Cuando murió mi madre, llegó mi hija al departamento que ella habitaba, y empezó con los despojos. Las ropas de mi madre fueron donadas a un asilo de ancianos “El Hogar Benvenuto”. Siempre me dio tristeza ese lugar, porque una vez que había ido a visitarlos, los viejos estaban sentados con los ojos fijos en el vacío, sin conversar, imperturbables, como si lo único que esperaran fuera la muerte, y eso seguramente sí ocurriría, tarde o temprano.
Los candelabros de mi abuela, que ella utilizaba para bendecir las velas en vísperas del shabat, los dejó en la planta baja. Supe que eran de algún material valioso, porque a los cinco minutos desaparecieron esas antigüedades traídas de Europa.
Yo creo, que hice un duelo íntimo, sereno, particular, llore por dentro.
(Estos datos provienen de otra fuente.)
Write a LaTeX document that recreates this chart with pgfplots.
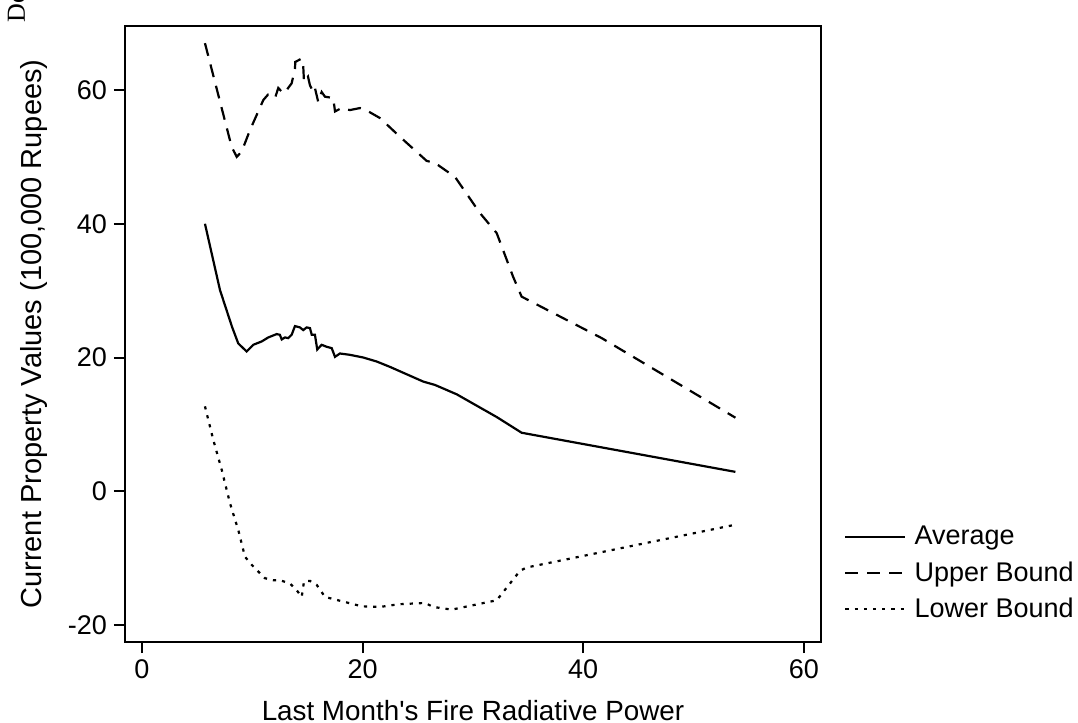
\documentclass[border=0pt]{standalone}
\usepackage{fontspec}
\setmainfont{Liberation Sans}
\newfontfamily\serifcut{Liberation Serif}
\usepackage{pgfplots}
\pgfplotsset{compat=1.18}
\begin{document}
\begin{tikzpicture}
\useasboundingbox (-62.5pt,-40.5pt) rectangle (476.5pt,321pt);
\begin{axis}[
  at={(0pt,0pt)}, anchor=south west,
  scale only axis,
  width=348pt, height=308pt,
  xmin=-1.54, xmax=61.56,
  ymin=-22.54, ymax=69.57,
  xtick={0,20,40,60},
  ytick={-20,0,20,40,60},
  xtick pos=bottom, ytick pos=left,
  tick align=outside,
  major tick length=5.5pt,
  axis line style={line width=1pt, black},
  every tick/.style={line width=1pt, black},
  /pgf/number format/assume math mode=true,
  ticklabel style={font=\fontsize{13.5}{16}\selectfont},
  xlabel={Last Month\textquotesingle s Fire Radiative Power},
  ylabel={Current Property Values (100,000 Rupees)},
  xlabel style={font=\fontsize{13.9}{16}\selectfont,
    at={(axis description cs:0.5,0)}, anchor=base, yshift=-39pt},
  ylabel style={font=\fontsize{14.5}{16}\selectfont,
    at={(axis description cs:0,0.5)}, anchor=center, yshift=45.5pt},
  legend style={at={(1,0)}, anchor=south west, xshift=8.5pt, yshift=6.5pt,
    draw=none, fill=none, font=\fontsize{13.5}{16}\selectfont,
    row sep=3pt, column sep=2pt},
  legend cell align=left,
  legend image code/.code={\draw[#1] (0pt,0pt) -- (30pt,0pt);},
]
  % Average
  \addplot[black, line width=1.1pt] coordinates {
    (5.71,40.0) (7.07,30.1) (8.16,24.6) (8.73,22.1) (9.49,20.9) (10.09,21.9)
    (10.85,22.4) (11.45,23.0) (12.21,23.5) (12.5,23.4) (12.67,22.7) (12.96,23.0)
    (13.26,22.9) (13.57,23.4) (13.87,24.7) (14.32,24.5) (14.62,24.1) (14.93,24.5)
    (15.23,24.4) (15.39,23.4) (15.68,23.4) (15.89,21.2) (16.29,21.9) (16.75,21.6)
    (17.2,21.4) (17.5,20.1) (17.95,20.6) (18.86,20.4) (19.46,20.2) (20.06,20.0)
    (21.28,19.4) (22.48,18.6) (25.5,16.4) (26.56,15.9) (28.53,14.5) (32.16,11.1)
    (34.42,8.75) (53.8,2.9)
  };
  \addlegendentry{Average}
  % Upper bound
  \addplot[black, line width=1.1pt, dash pattern=on 6.5pt off 4.5pt] coordinates {
    (5.71,67.0) (8.13,51.5) (8.59,50.0) (9.04,50.8) (9.79,54.0) (11.0,58.5)
    (11.42,59.3) (12.06,58.8) (12.36,60.3) (12.81,59.5) (13.12,60.0) (13.57,61.0)
    (13.87,63.2) (13.9,64.2) (14.48,64.7) (14.62,63.5) (14.69,61.2) (15.05,62.0)
    (15.23,60.7) (15.53,59.7) (15.68,60.3) (15.98,58.2) (16.29,59.7) (16.59,59.0)
    (17.34,58.8) (17.5,56.8) (18.1,57.3) (18.86,57.0) (19.76,57.3) (20.52,56.8)
    (21.58,55.8) (23.39,53.0) (25.81,49.4) (26.56,49.1) (28.38,47.0) (30.64,41.6)
    (32.16,38.6) (33.64,32.1) (34.42,29.1) (41.68,22.9) (53.8,11.0)
  };
  \addlegendentry{Upper Bound}
  % Lower bound
  \addplot[black, line width=1.1pt, dash pattern=on 1.6pt off 3pt] coordinates {
    (5.71,12.7) (6.46,7.7) (7.23,3.2) (7.98,-1.8) (8.73,-5.8) (9.34,-9.8)
    (9.95,-11.0) (10.54,-12.0) (11.15,-13.0) (11.9,-13.3) (12.51,-13.3) (13.42,-13.8)
    (14.03,-14.8) (14.48,-15.8) (14.69,-13.5) (15.23,-13.4) (15.84,-14.0) (16.59,-15.8)
    (18.25,-16.5) (19.92,-17.2) (21.58,-17.3) (23.24,-16.9) (25.66,-16.7) (26.41,-17.3)
    (28.08,-17.7) (32.16,-16.3) (34.27,-11.9) (34.88,-11.4) (53.8,-5.0)
  };
  \addlegendentry{Lower Bound}
\end{axis}
\node[rotate=90, anchor=base west, inner sep=0pt,
  font=\serifcut\fontsize{13}{15}\selectfont] at (-50pt,309.5pt) {Do};
\end{tikzpicture}
\end{document}
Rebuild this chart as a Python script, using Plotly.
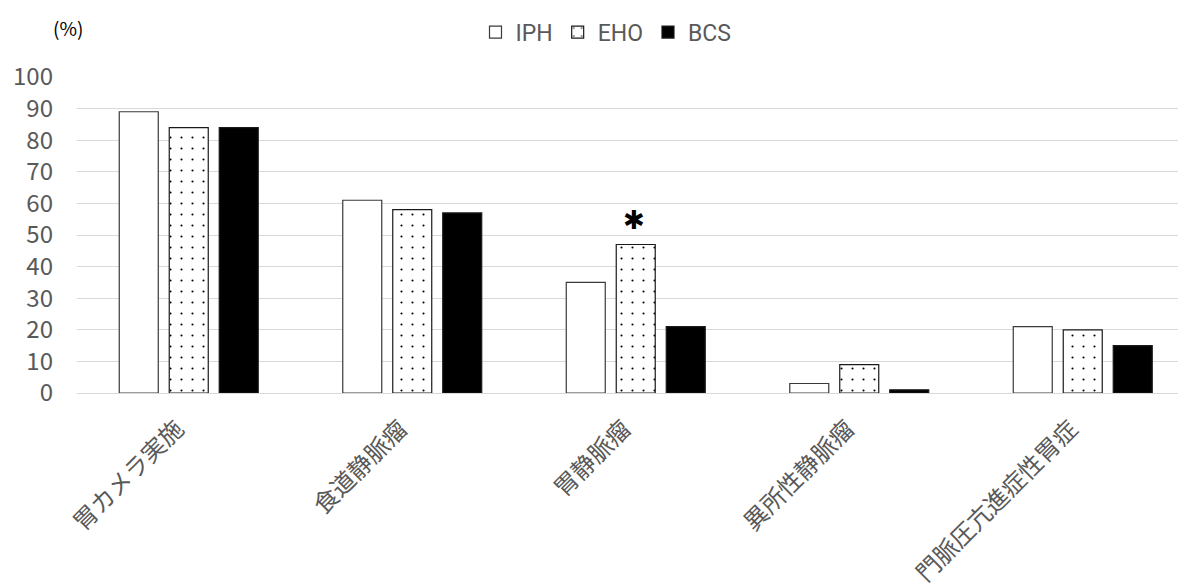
import plotly.graph_objects as go

categories = ["胃カメラ実施", "食道静脈瘤", "胃静脈瘤", "異所性静脈瘤", "門脈圧亢進症性胃症"]
series_names = ["IPH", "EHO", "BCS"]
iph = [89, 61, 35, 3, 21]
eho = [84, 58, 47, 9, 20]
bcs = [84, 57, 21, 1, 15]
y_ticks = [0, 10, 20, 30, 40, 50, 60, 70, 80, 90, 100]
sig_category = "胃静脈瘤"
sig_value = 55.5

grey = "#595959"
fig = go.Figure()
fig.add_trace(go.Bar(name=series_names[0], x=categories, y=iph,
                     marker=dict(color="white", line=dict(color="#3a3a3a", width=1.2))))
fig.add_trace(go.Bar(name=series_names[1], x=categories, y=eho,
                     marker=dict(color="white", line=dict(color="#1a1a1a", width=1.2),
                                 pattern=dict(shape=".", fgcolor="black", bgcolor="white",
                                              size=11, solidity=0.03, fillmode="replace"))))
fig.add_trace(go.Bar(name=series_names[2], x=categories, y=bcs,
                     marker=dict(color="black", line=dict(color="#1a1a1a", width=1.2))))

fig.add_annotation(x=sig_category, y=sig_value, xref="x", yref="y", xshift=-2,
                   text="✱", showarrow=False, font=dict(size=26, color="black"),
                   xanchor="center", yanchor="middle")
fig.add_annotation(x=-0.008, y=1.158, xref="paper", yref="paper", text="(%)",
                   showarrow=False, font=dict(size=19, color="black"),
                   xanchor="center", yanchor="middle")

fig.update_layout(
    width=1178, height=579,
    margin=dict(l=69, r=0, t=69, b=194),
    plot_bgcolor="white", paper_bgcolor="white",
    barmode="group", bargap=0.329, bargroupgap=0.22,
    font=dict(family="Noto Sans CJK JP, Noto Sans, sans-serif", color=grey),
    legend=dict(orientation="h", x=0.477, xanchor="center", y=1.142, yanchor="middle",
                font=dict(size=23, color=grey, family="Roboto, Noto Sans, sans-serif"),
                traceorder="normal"),
    showlegend=True,
)
fig.update_xaxes(range=[-0.5, 4.462], tickangle=-45, tickfont=dict(size=24, color=grey),
                 showline=False, ticks="", ticklabelshift=-12, ticklabelstandoff=16)
fig.update_yaxes(range=[0, 100], tickvals=y_ticks, showgrid=True, gridcolor="#d9d9d9",
                 gridwidth=1, zeroline=True, zerolinecolor="#d9d9d9", zerolinewidth=1,
                 tickfont=dict(size=24, color=grey), ticklabelstandoff=23)

fig.write_html("out.html")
Mi marido, en ese entonces se había desembarazado de mi madre, que por supuesto al ser anciana, requería muchos cuidados y muchos medicamentos que nosotros proporcionábamos, para mejorar su calidad de vida, y eventualmente durar más en esta vida
¿Para qué?
¿Que es lo mas disfrutable?
¿Ver crecer a los a los hijos, de cerca consintiéndolos o dejarlos partir hacia la vida misma?
Todas esas preguntas no tienen una respuesta, ahora que estoy esperando a mi hija en el Hogar Benevento, donde ya quiero pasar el resto de mis días.
Nunca quise atarme a la pata de la cama como decía la tía Eva, para que no me llevaran al asilo, allí donde hay un olor a calas del cementerio.
Y se los dije bien clarito, a mí cuando no me quede más lucidez, me llevan al Hogar y allí me quedaré, hablaré, tejeré, miraré la película Cocoon cientos de veces, a ver si algún alienígena nos devuelve la juventud, y empezamos de nuevo el largo camino.
Ya estoy divagando…
Creo que veo unas criaturas raras, que me dan la mano, camino lentamente hacia ellas y los dolores desaparecen de repente, el camino está iluminado.